Christophe Ferrari déjà entendu pour des soupçons d'irrégularités

Ce signalement à l'encontre de Christophe Ferrari n'est pas le premier en date. Yann Mongaburu, proche du maire écologiste de Grenoble Eric Piolle et grand rival de Christophe Ferrari pour la présidence de la métropole lors des dernières élections, avait déposé un signalement similaire en décembre 2021.

Celui-ci concernait l'année 2018, déjà pour une utilisation irrégulière de la voiture de service du président. Le parquet de Grenoble n'avait alors pas engagé de poursuites pénales faute d'éléments suffisants. "Il s’agissait d’un fait unique dénoncé sans justificatif dans un contexte de fortes tensions politiques", justifie le procureur de Grenoble, Eric Vaillant, qui avait alors entendu les deux intéressés.

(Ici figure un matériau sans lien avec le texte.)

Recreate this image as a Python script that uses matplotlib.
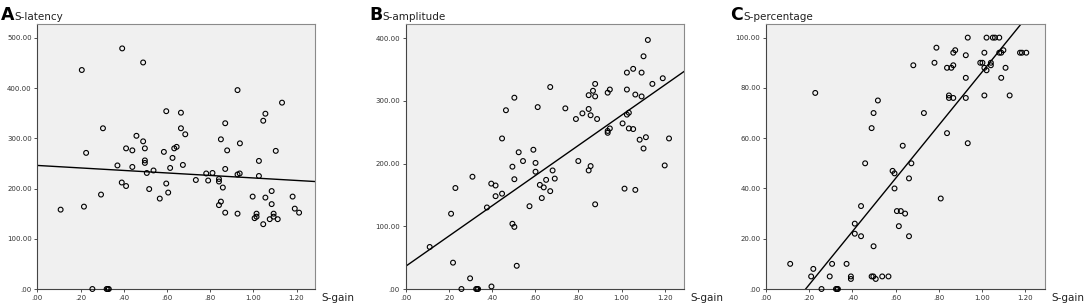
import numpy as np
import matplotlib
matplotlib.use('Agg')
import matplotlib.pyplot as plt
from matplotlib.ticker import FuncFormatter

# S-gain vs S-latency
gain_a = [0.108, 0.206, 0.216, 0.226, 0.255, 0.295, 0.304, 0.321, 0.326, 0.331,
          0.371, 0.393, 0.391, 0.411, 0.411, 0.440, 0.440, 0.459, 0.490, 0.490,
          0.498, 0.498, 0.498, 0.507, 0.518, 0.538, 0.567, 0.586, 0.597, 0.597,
          0.606, 0.615, 0.626, 0.634, 0.645, 0.665, 0.665, 0.674, 0.685, 0.734,
          0.782, 0.791, 0.811, 0.841, 0.841, 0.841, 0.850, 0.850, 0.859, 0.870,
          0.870, 0.870, 0.879, 0.927, 0.927, 0.937, 0.938, 0.927, 0.997, 1.006,
          1.015, 1.015, 1.026, 1.026, 1.046, 1.046, 1.056, 1.056, 1.076, 1.085,
          1.085, 1.094, 1.094, 1.104, 1.113, 1.133, 1.182, 1.192, 1.212]
latency = [158, 436, 164, 271, 0, 188, 320, 0, 0, 0,
           246, 479, 212, 205, 280, 276, 243, 305, 294, 451,
           280, 256, 251, 231, 199, 236, 180, 273, 354, 210,
           192, 241, 261, 280, 283, 351, 320, 247, 308, 217,
           230, 216, 231, 219, 214, 167, 298, 174, 202, 330,
           239, 152, 276, 396, 228, 230, 290, 150, 184, 141,
           150, 144, 255, 225, 129, 335, 349, 182, 139, 195,
           169, 150, 144, 275, 139, 371, 184, 160, 152]

# S-gain vs S-amplitude
gain_b = [0.112, 0.211, 0.220, 0.231, 0.259, 0.299, 0.310, 0.327, 0.332, 0.336,
          0.377, 0.397, 0.398, 0.417, 0.417, 0.447, 0.447, 0.465, 0.495, 0.495,
          0.504, 0.504, 0.504, 0.515, 0.524, 0.544, 0.574, 0.592, 0.602, 0.602,
          0.612, 0.622, 0.631, 0.640, 0.651, 0.670, 0.670, 0.681, 0.691, 0.740,
          0.789, 0.800, 0.819, 0.848, 0.848, 0.848, 0.857, 0.857, 0.868, 0.878,
          0.878, 0.878, 0.887, 0.936, 0.936, 0.936, 0.946, 0.946, 1.005, 1.014,
          1.025, 1.025, 1.025, 1.034, 1.034, 1.054, 1.054, 1.064, 1.064, 1.084,
          1.093, 1.093, 1.102, 1.102, 1.113, 1.122, 1.143, 1.191, 1.200, 1.220]
amplitude = [67, 120, 42, 161, 0, 17, 179, 0, 0, 0,
             130, 168, 4, 165, 148, 240, 152, 285, 195, 104,
             305, 175, 99, 37, 218, 204, 132, 222, 201, 187,
             290, 166, 145, 162, 174, 156, 322, 189, 176, 288,
             271, 204, 280, 309, 287, 189, 277, 196, 316, 327,
             307, 135, 271, 313, 252, 249, 318, 256, 264, 160,
             345, 318, 278, 281, 256, 351, 255, 310, 158, 238,
             345, 307, 371, 224, 242, 397, 327, 336, 197, 240]

# S-gain vs S-percentage
gain_c = [0.112, 0.209, 0.219, 0.228, 0.257, 0.295, 0.306, 0.324, 0.329, 0.333,
          0.373, 0.393, 0.393, 0.411, 0.411, 0.440, 0.440, 0.459, 0.489, 0.489,
          0.497, 0.498, 0.498, 0.508, 0.518, 0.538, 0.567, 0.586, 0.595, 0.595,
          0.606, 0.615, 0.624, 0.633, 0.644, 0.662, 0.662, 0.673, 0.682, 0.731,
          0.780, 0.789, 0.809, 0.838, 0.838, 0.847, 0.847, 0.858, 0.867, 0.867,
          0.867, 0.876, 0.925, 0.925, 0.925, 0.934, 0.934, 0.992, 1.002, 1.011,
          1.011, 1.011, 1.021, 1.021, 1.041, 1.041, 1.050, 1.060, 1.080, 1.080,
          1.089, 1.089, 1.099, 1.109, 1.128, 1.176, 1.185, 1.205]
percentage = [10, 5, 8, 78, 0, 5, 10, 0, 0, 0,
              10, 5, 4, 26, 22, 33, 21, 50, 64, 5,
              5, 70, 17, 4, 75, 5, 5, 47, 46, 40,
              31, 25, 31, 57, 30, 44, 21, 50, 89, 70,
              90, 96, 36, 88, 62, 77, 76, 88, 94, 89,
              76, 95, 93, 84, 76, 58, 100, 90, 90, 94,
              88, 77, 87, 100, 90, 89, 100, 100, 100, 94,
              94, 84, 95, 88, 77, 94, 94, 94]

# fit lines (intercept, slope)
fit_a = (246, -24.9)
fit_b = (36, 241)
fit_c = (-19.4, 105.7)

panels = [
    ('A', 'S-latency', gain_a, latency, fit_a, 527, [0, 100, 200, 300, 400, 500], (37.3, 315)),
    ('B', 'S-amplitude', gain_b, amplitude, fit_b, 422, [0, 100, 200, 300, 400], (405.5, 684)),
    ('C', 'S-percentage', gain_c, percentage, fit_c, 105.3, [0, 20, 40, 60, 80, 100], (766, 1045)),
]

W, H = 1084, 307
fig = plt.figure(figsize=(W / 100, H / 100), dpi=100)
fig.patch.set_facecolor('white')

def fmt(v, pos=None):
    s = '%.2f' % v
    if s.startswith('0'):
        s = s[1:]
    return s

top, bottom = 24.3, 289
for letter, name, xs, ys, fit, ymax, yticks, (l, r) in panels:
    ax = fig.add_axes([l / W, (H - bottom) / H, (r - l) / W, (bottom - top) / H])
    ax.set_facecolor('#f0f0f0')
    ax.scatter(xs, ys, s=12, facecolors='none', edgecolors='black',
               linewidths=0.8, zorder=3, clip_on=False)
    xmax = (r - l) / 216.0
    xl = np.array([0, xmax])
    ax.plot(xl, fit[0] + fit[1] * xl, color='black', lw=1.0, zorder=2)
    ax.set_xlim(0, xmax)
    ax.set_ylim(0, ymax)
    ax.set_xticks([0, 0.2, 0.4, 0.6, 0.8, 1.0, 1.2])
    ax.set_yticks(yticks)
    ax.xaxis.set_major_formatter(FuncFormatter(fmt))
    ax.yaxis.set_major_formatter(FuncFormatter(fmt))
    ax.tick_params(axis='both', direction='out', length=2.5, width=0.6,
                   labelsize=5, colors='#333333', pad=1.5)
    for side in ['top', 'right']:
        ax.spines[side].set_color('#8a8a8a')
        ax.spines[side].set_linewidth(0.8)
    for side in ['left', 'bottom']:
        ax.spines[side].set_color('#444444')
        ax.spines[side].set_linewidth(0.8)
    fig.text((l - 36) / W, (H - 20) / H, letter, fontsize=12.5, fontweight='bold',
             ha='left', va='baseline')
    fig.text((l - 23) / W, (H - 20.5) / H, name, fontsize=7.5,
             ha='left', va='baseline', color='#222222')
    fig.text((r + 6) / W, 6 / H, 'S-gain', fontsize=7.5, ha='left',
             va='baseline', color='#222222')

fig.savefig('out.png', dpi=100)
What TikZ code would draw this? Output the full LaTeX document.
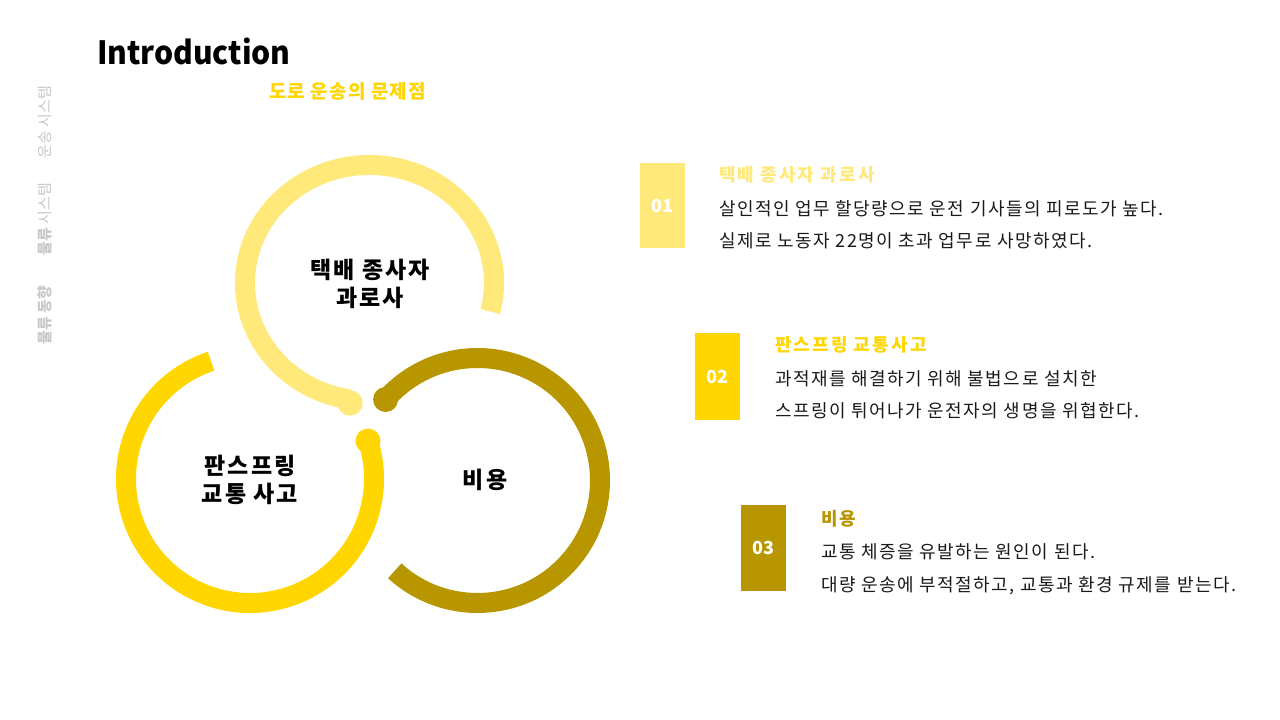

Mais c'est alors que Pascal Harder préparait l'audition de Christophe Ferrari dans le cadre de cette enquête, en début d'année, qu'il a découvert les premiers éléments "troublants" sur l'utilisation de sa voiture de service. Des éléments qui agglomérera au fil du temps jusqu'à les transmettre lui-même au parquet quelques mois plus tard.

"Pourquoi cet argent, le salaire du chauffeur, l'entretien du véhicule, est-il investi à des fins personnelles ? Il aurait mérité d'être investi ailleurs", juge l'ancien chef de cabinet qui affirme n'avoir "aucune affiliation politique".

Le "détournement de bien par personne dépositaire ou chargée d'une mission de service public" est puni de dix ans d'emprisonnement et d'une amende d'un million d'euros. Selon nos informations, plusieurs élus du groupe d'Eric Piolle à la métropole (Une métropole d'avance) pourraient demander la démission du président dans les prochains jours. Contacté par France 3 Alpes, le cabinet de Christophe Ferrari a indiqué qu'un communiqué de presse serait transmis "prochainement".